Wichtigste Säule des Geschäfts der Branche bleiben physische Tonträger wie die CD. Während in anderen Ländern immer mehr CD-Läden mangels Absatz vom Markt verschwinden, kaufen die Bundesbürger weiterhin relativ viele Silberscheiben. Trotz eines Umsatzrückgangs von weiteren knapp vier Prozent sind Tonträger wie die CD und die Musik-DVD mit einem Marktanteil von 83,4 Prozent immer noch die mit Abstand größte Einnahmequelle der deutschen Musikfirmen.

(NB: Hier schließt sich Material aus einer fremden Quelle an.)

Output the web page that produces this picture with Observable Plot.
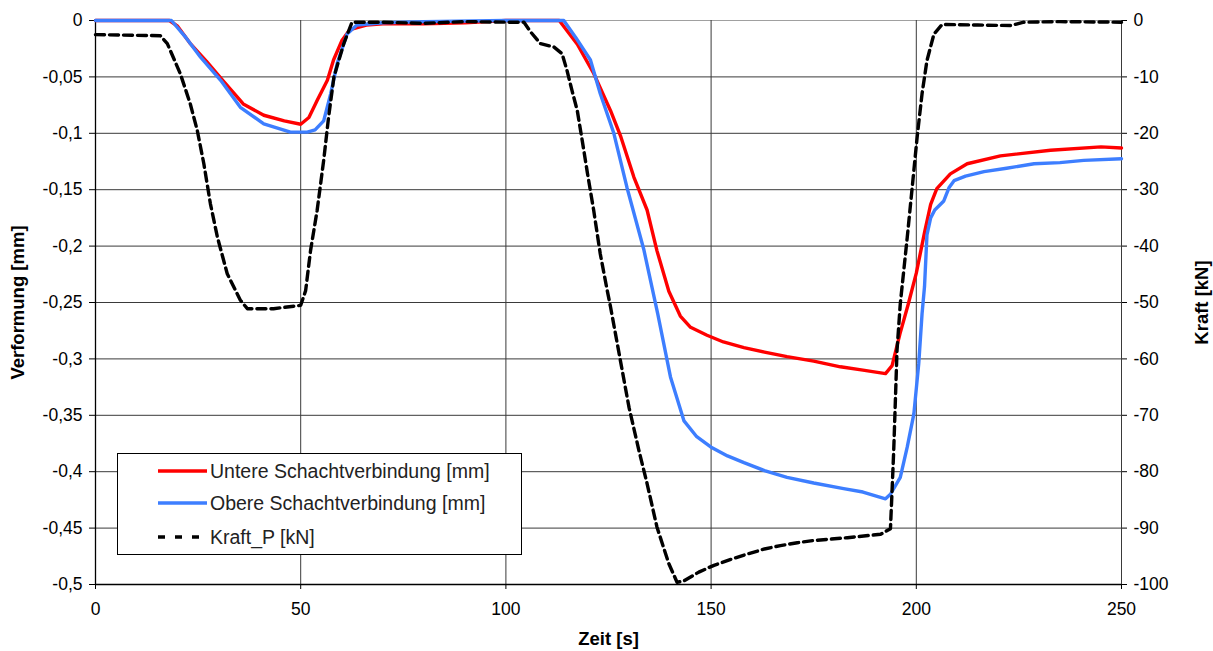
<!DOCTYPE html>
<html>
<head>
<meta charset="utf-8">
<script src="https://cdn.jsdelivr.net/npm/d3@7"></script>
<script src="https://cdn.jsdelivr.net/npm/@observablehq/plot@0.6"></script>
<style>
  body { margin: 0; background: #fff; font-family: "Liberation Sans", Arial, sans-serif; }
  #wrap { position: relative; width: 1213px; height: 651px; }
  #legend { position: absolute; left: 117px; top: 453px; width: 405px; height: 102px;
            border: 1px solid #000; background: #fff; box-sizing: border-box; }
  .row { position: absolute; left: 0; height: 30px; display: flex; align-items: center;
         font-size: 19.5px; color: #222; white-space: nowrap; }
  .row svg { margin-left: 40px; margin-right: 3px; }
</style>
</head>
<body>
<div id="wrap">
  <div id="chart"></div>
  <div id="legend"></div>
</div>
<script>
// ---- data ----
const timeUntere = [0,18,20,23,27,31,36,41,46,50,52,54,56.5,58,60,62,66,70,80,90,100,113,117.4,121.4,125.5,128,131.2,134.4,136.8,139.7,142.5,145,149,153,158,163,168.5,175,181.5,187,192.5,194.1,196,198,200,202,203.5,205,208.3,212.4,220.5,232.7,245,250];
const untere     = [0,0,-0.005,-0.02,-0.036,-0.053,-0.074,-0.084,-0.089,-0.092,-0.086,-0.071,-0.053,-0.035,-0.018,-0.008,-0.004,-0.003,-0.003,-0.002,0,0,-0.021,-0.047,-0.08,-0.103,-0.139,-0.168,-0.204,-0.24,-0.262,-0.272,-0.279,-0.285,-0.29,-0.294,-0.298,-0.302,-0.307,-0.31,-0.313,-0.306,-0.278,-0.252,-0.224,-0.188,-0.163,-0.149,-0.136,-0.127,-0.12,-0.115,-0.112,-0.113];

const timeObere = [0,18.5,22,25.6,30.5,35.3,41,47.5,51.6,53.5,55.6,57.3,58.9,61.3,63.7,70,80,100,114.1,117,120.6,123,126.3,129.5,133.6,137,140.1,143.4,146.5,149.9,154,158,163,168.5,175,182.3,187,192.5,193.7,196.1,197.8,199.4,200.6,201.4,202,202.6,203.5,204.5,206.7,208,209.2,212,216.5,222,228.7,235,240.8,250];
const obere     = [0,0,-0.015,-0.0325,-0.053,-0.077,-0.0916,-0.099,-0.099,-0.097,-0.089,-0.065,-0.038,-0.012,-0.004,-0.002,-0.001,0,0,-0.015,-0.035,-0.065,-0.1,-0.148,-0.203,-0.26,-0.316,-0.355,-0.369,-0.378,-0.386,-0.392,-0.399,-0.405,-0.41,-0.415,-0.418,-0.424,-0.42,-0.405,-0.378,-0.349,-0.304,-0.26,-0.236,-0.19,-0.175,-0.168,-0.16,-0.148,-0.142,-0.138,-0.134,-0.131,-0.127,-0.126,-0.124,-0.1226];

const timeKraft = [0,15.8,17.5,20.7,23.1,24.8,26.4,28,29.7,32.1,35.3,37,43.4,50,51.2,52.4,54,55.6,56.8,58.1,60.5,62.5,70,80,90,100,104.4,106,108.4,111.7,113.7,114.9,116.1,117.4,118.6,119.9,121.4,123,124.7,125.5,127.9,130,132.4,134.4,136.8,139.7,141.7,143.3,147,150.7,155,158.8,163,166.9,171,175,183.2,191.3,193.7,194,194.5,194.9,195.3,196.1,197.8,199,200.2,201.4,202.6,204.3,206.3,215,223,226.2,235,250];
const kraft     = [-2.5,-2.7,-4.1,-9.5,-14.8,-19.5,-25.4,-32.5,-38.4,-44.9,-49.6,-51.1,-51.1,-50.5,-47.9,-40.8,-33.7,-24.8,-17.1,-10,-4.1,-0.3,-0.3,-0.5,-0.2,-0.3,-0.3,-2,-4.1,-4.7,-5.9,-8.9,-12.4,-16,-21.3,-27.2,-33.7,-41.4,-47.9,-50.8,-60.3,-68.6,-76.2,-82.1,-89.8,-96.3,-99.6,-99.4,-97.8,-96.6,-95.5,-94.6,-93.7,-93.1,-92.6,-92.2,-91.7,-91.1,-90.1,-85,-76.2,-67.4,-58.5,-50.2,-38.4,-29.6,-20.7,-13,-7.1,-2.4,-0.7,-0.8,-0.9,-0.3,-0.2,-0.3];

const xTicks = [0,50,100,150,200,250];
const yTicks = [0,-0.05,-0.1,-0.15,-0.2,-0.25,-0.3,-0.35,-0.4,-0.45,-0.5];
const kTicks = [0,-10,-20,-30,-40,-50,-60,-70,-80,-90,-100];
const seriesNames = ["Untere Schachtverbindung [mm]", "Obere Schachtverbindung [mm]", "Kraft_P [kN]"];
const seriesColors = ["#ff0000", "#3d7eff", "#000000"];
const titles = { x: "Zeit [s]", yLeft: "Verformung [mm]", yRight: "Kraft [kN]" };

// ---- build ----
const kScale = 200; // -100 kN  <->  -0.5 mm on the shared vertical scale
const rowsU = timeUntere.map((t, i) => ({t, v: untere[i]}));
const rowsO = timeObere.map((t, i) => ({t, v: obere[i]}));
const rowsK = timeKraft.map((t, i) => ({t, k: kraft[i]}));
const fmtDe = d => String(+d.toFixed(2)).replace(".", ",");
const font = "'Liberation Sans', Arial, sans-serif";

const chart = Plot.plot({
  width: 1213, height: 651,
  marginLeft: 95, marginRight: 92, marginTop: 20, marginBottom: 67,
  x: {domain: [0, 250]},
  y: {domain: [-0.5, 0]},
  style: {fontFamily: font, fontSize: "17.5px", color: "#000", background: "#fff"},
  marks: [
    Plot.ruleY(yTicks.filter(d => d !== 0), {stroke: "#3a3a3a", strokeWidth: 1}),
    Plot.ruleY([0], {stroke: "#a0a0a0", strokeWidth: 1}),
    Plot.ruleX(xTicks, {stroke: "#3a3a3a", strokeWidth: 1}),
    Plot.ruleX([0], {stroke: "#000", strokeWidth: 1.3}),
    Plot.ruleY([-0.5], {stroke: "#000", strokeWidth: 1.3}),
    Plot.axisX(xTicks, {anchor: "bottom", tickSize: 5, tickPadding: 13, label: null, tickFormat: d => String(d)}),
    Plot.axisY(yTicks, {anchor: "left", tickSize: 6, tickPadding: 7, label: null, tickFormat: fmtDe}),
    Plot.axisY(kTicks.map(k => k / kScale), {anchor: "right", tickSize: 5, tickPadding: 7, label: null,
      tickFormat: d => String(Math.round(d * kScale))}),
    Plot.line(rowsU, {x: "t", y: "v", stroke: seriesColors[0], strokeWidth: 3.4}),
    Plot.line(rowsO, {x: "t", y: "v", stroke: seriesColors[1], strokeWidth: 3.4}),
    Plot.line(rowsK, {x: "t", y: d => d.k / kScale, stroke: seriesColors[2], strokeWidth: 3.4,
      strokeDasharray: "9,5"}),
    Plot.text([titles.yLeft], {frameAnchor: "left", dx: -77, rotate: -90, textAnchor: "middle",
      lineAnchor: "middle", fontWeight: "bold", fontSize: 18.5, fill: "#000"}),
    Plot.text([titles.yRight], {frameAnchor: "right", dx: 81, rotate: -90, textAnchor: "middle",
      lineAnchor: "middle", fontWeight: "bold", fontSize: 18.5, fill: "#000"}),
    Plot.text([titles.x], {frameAnchor: "bottom", dy: 55, textAnchor: "middle",
      lineAnchor: "middle", fontWeight: "bold", fontSize: 18.5, fill: "#000"})
  ]
});
document.getElementById("chart").appendChild(chart);

// legend (inside the plot area, like the reference)
const legend = document.getElementById("legend");
const rowTops = [2, 34, 68];
seriesNames.forEach((name, i) => {
  const row = document.createElement("div");
  row.className = "row";
  row.style.top = rowTops[i] + "px";
  const dash = i === 2 ? 'stroke-dasharray="7,10"' : "";
  row.innerHTML = `<svg width="49" height="8"><line x1="0" y1="4" x2="49" y2="4" stroke="${seriesColors[i]}" stroke-width="3.4" ${dash}/></svg><span>${name}</span>`;
  legend.appendChild(row);
});
</script>
</body>
</html>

Besonders erfreulich ist das weiterhin überaus große Interesse an nationalen Künstlern. Jahrzehntelang dominierten vor allem britische und US-Bands das Geschäft. Im vorigen Jahr aber erreichten einheimische Sänger und Musikgruppen den Rekordanteil von 55 Prozent in der Top- 100-Hitparade der beliebtesten Alben.